Written request:
Exclude the pictures, then repeat the remaining data exactly.

Source data:
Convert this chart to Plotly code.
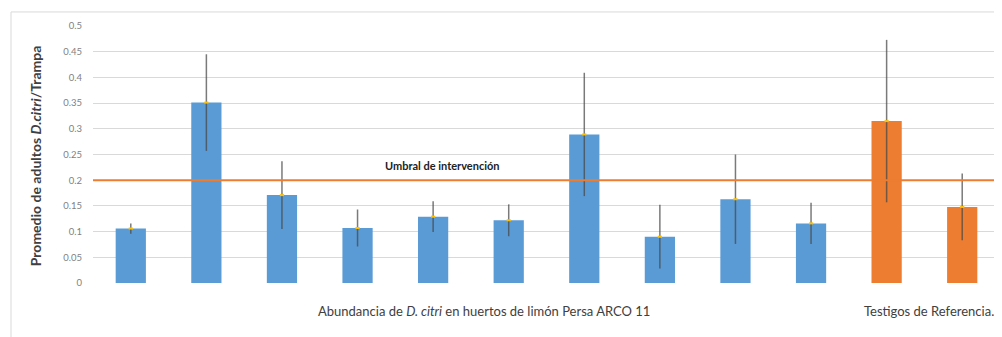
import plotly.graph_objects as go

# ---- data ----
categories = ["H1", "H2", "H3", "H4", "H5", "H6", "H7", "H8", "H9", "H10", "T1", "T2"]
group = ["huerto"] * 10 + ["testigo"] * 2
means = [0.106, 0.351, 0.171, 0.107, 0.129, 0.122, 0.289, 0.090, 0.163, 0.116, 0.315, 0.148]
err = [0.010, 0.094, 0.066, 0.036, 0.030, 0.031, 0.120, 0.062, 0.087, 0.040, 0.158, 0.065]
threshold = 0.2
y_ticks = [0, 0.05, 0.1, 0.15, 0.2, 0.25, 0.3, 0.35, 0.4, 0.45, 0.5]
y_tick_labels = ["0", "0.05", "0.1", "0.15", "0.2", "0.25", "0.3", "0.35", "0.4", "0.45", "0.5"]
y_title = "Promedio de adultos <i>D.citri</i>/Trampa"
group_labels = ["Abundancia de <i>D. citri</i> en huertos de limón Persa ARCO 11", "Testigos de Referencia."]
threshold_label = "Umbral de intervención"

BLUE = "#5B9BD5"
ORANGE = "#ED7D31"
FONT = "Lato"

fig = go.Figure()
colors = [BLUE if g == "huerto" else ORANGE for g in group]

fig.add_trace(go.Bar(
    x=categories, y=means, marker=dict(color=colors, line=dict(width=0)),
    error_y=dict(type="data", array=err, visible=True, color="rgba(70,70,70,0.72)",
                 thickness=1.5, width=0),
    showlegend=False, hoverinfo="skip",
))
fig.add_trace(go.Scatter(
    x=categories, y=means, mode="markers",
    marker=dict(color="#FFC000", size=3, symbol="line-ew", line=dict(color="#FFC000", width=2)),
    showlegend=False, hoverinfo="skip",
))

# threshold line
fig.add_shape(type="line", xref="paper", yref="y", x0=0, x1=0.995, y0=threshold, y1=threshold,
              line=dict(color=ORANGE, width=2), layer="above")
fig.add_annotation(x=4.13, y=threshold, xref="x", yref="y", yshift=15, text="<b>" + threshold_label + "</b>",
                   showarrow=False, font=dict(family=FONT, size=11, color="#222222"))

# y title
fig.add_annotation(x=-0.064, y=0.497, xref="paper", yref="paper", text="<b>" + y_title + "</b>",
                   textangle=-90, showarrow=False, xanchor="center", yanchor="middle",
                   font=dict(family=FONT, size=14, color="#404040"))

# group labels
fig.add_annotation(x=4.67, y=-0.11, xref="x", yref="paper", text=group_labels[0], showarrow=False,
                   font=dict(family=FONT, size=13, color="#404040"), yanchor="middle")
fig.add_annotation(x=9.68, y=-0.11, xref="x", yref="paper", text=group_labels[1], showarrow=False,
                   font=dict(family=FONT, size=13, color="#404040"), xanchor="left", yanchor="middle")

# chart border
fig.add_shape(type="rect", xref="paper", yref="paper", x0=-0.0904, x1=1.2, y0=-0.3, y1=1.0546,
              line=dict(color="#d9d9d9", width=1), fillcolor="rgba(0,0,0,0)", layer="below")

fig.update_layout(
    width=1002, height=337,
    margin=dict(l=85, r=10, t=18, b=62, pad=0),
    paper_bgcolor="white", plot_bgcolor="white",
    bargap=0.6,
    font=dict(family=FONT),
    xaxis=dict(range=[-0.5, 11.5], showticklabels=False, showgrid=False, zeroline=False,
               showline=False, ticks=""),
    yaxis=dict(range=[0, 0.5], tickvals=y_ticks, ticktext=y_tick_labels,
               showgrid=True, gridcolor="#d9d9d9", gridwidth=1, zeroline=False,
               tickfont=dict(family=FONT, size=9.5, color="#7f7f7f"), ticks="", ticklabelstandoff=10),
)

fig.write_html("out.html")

Answer for this exercise:
Convert this chart to Plotly code.
import plotly.graph_objects as go

# ---- data ----
categories = ["H1", "H2", "H3", "H4", "H5", "H6", "H7", "H8", "H9", "H10", "T1", "T2"]
group = ["huerto"] * 10 + ["testigo"] * 2
means = [0.106, 0.351, 0.171, 0.107, 0.129, 0.122, 0.289, 0.090, 0.163, 0.116, 0.315, 0.148]
err = [0.010, 0.094, 0.066, 0.036, 0.030, 0.031, 0.120, 0.062, 0.087, 0.040, 0.158, 0.065]
threshold = 0.2
y_ticks = [0, 0.05, 0.1, 0.15, 0.2, 0.25, 0.3, 0.35, 0.4, 0.45, 0.5]
y_tick_labels = ["0", "0.05", "0.1", "0.15", "0.2", "0.25", "0.3", "0.35", "0.4", "0.45", "0.5"]
y_title = "Promedio de adultos <i>D.citri</i>/Trampa"
group_labels = ["Abundancia de <i>D. citri</i> en huertos de limón Persa ARCO 11", "Testigos de Referencia."]
threshold_label = "Umbral de intervención"

BLUE = "#5B9BD5"
ORANGE = "#ED7D31"
FONT = "Lato"

fig = go.Figure()
colors = [BLUE if g == "huerto" else ORANGE for g in group]

fig.add_trace(go.Bar(
    x=categories, y=means, marker=dict(color=colors, line=dict(width=0)),
    error_y=dict(type="data", array=err, visible=True, color="rgba(70,70,70,0.72)",
                 thickness=1.5, width=0),
    showlegend=False, hoverinfo="skip",
))
fig.add_trace(go.Scatter(
    x=categories, y=means, mode="markers",
    marker=dict(color="#FFC000", size=3, symbol="line-ew", line=dict(color="#FFC000", width=2)),
    showlegend=False, hoverinfo="skip",
))

# threshold line
fig.add_shape(type="line", xref="paper", yref="y", x0=0, x1=0.995, y0=threshold, y1=threshold,
              line=dict(color=ORANGE, width=2), layer="above")
fig.add_annotation(x=4.13, y=threshold, xref="x", yref="y", yshift=15, text="<b>" + threshold_label + "</b>",
                   showarrow=False, font=dict(family=FONT, size=11, color="#222222"))

# y title
fig.add_annotation(x=-0.064, y=0.497, xref="paper", yref="paper", text="<b>" + y_title + "</b>",
                   textangle=-90, showarrow=False, xanchor="center", yanchor="middle",
                   font=dict(family=FONT, size=14, color="#404040"))

# group labels
fig.add_annotation(x=4.67, y=-0.11, xref="x", yref="paper", text=group_labels[0], showarrow=False,
                   font=dict(family=FONT, size=13, color="#404040"), yanchor="middle")
fig.add_annotation(x=9.68, y=-0.11, xref="x", yref="paper", text=group_labels[1], showarrow=False,
                   font=dict(family=FONT, size=13, color="#404040"), xanchor="left", yanchor="middle")

# chart border
fig.add_shape(type="rect", xref="paper", yref="paper", x0=-0.0904, x1=1.2, y0=-0.3, y1=1.0546,
              line=dict(color="#d9d9d9", width=1), fillcolor="rgba(0,0,0,0)", layer="below")

fig.update_layout(
    width=1002, height=337,
    margin=dict(l=85, r=10, t=18, b=62, pad=0),
    paper_bgcolor="white", plot_bgcolor="white",
    bargap=0.6,
    font=dict(family=FONT),
    xaxis=dict(range=[-0.5, 11.5], showticklabels=False, showgrid=False, zeroline=False,
               showline=False, ticks=""),
    yaxis=dict(range=[0, 0.5], tickvals=y_ticks, ticktext=y_tick_labels,
               showgrid=True, gridcolor="#d9d9d9", gridwidth=1, zeroline=False,
               tickfont=dict(family=FONT, size=9.5, color="#7f7f7f"), ticks="", ticklabelstandoff=10),
)

fig.write_html("out.html")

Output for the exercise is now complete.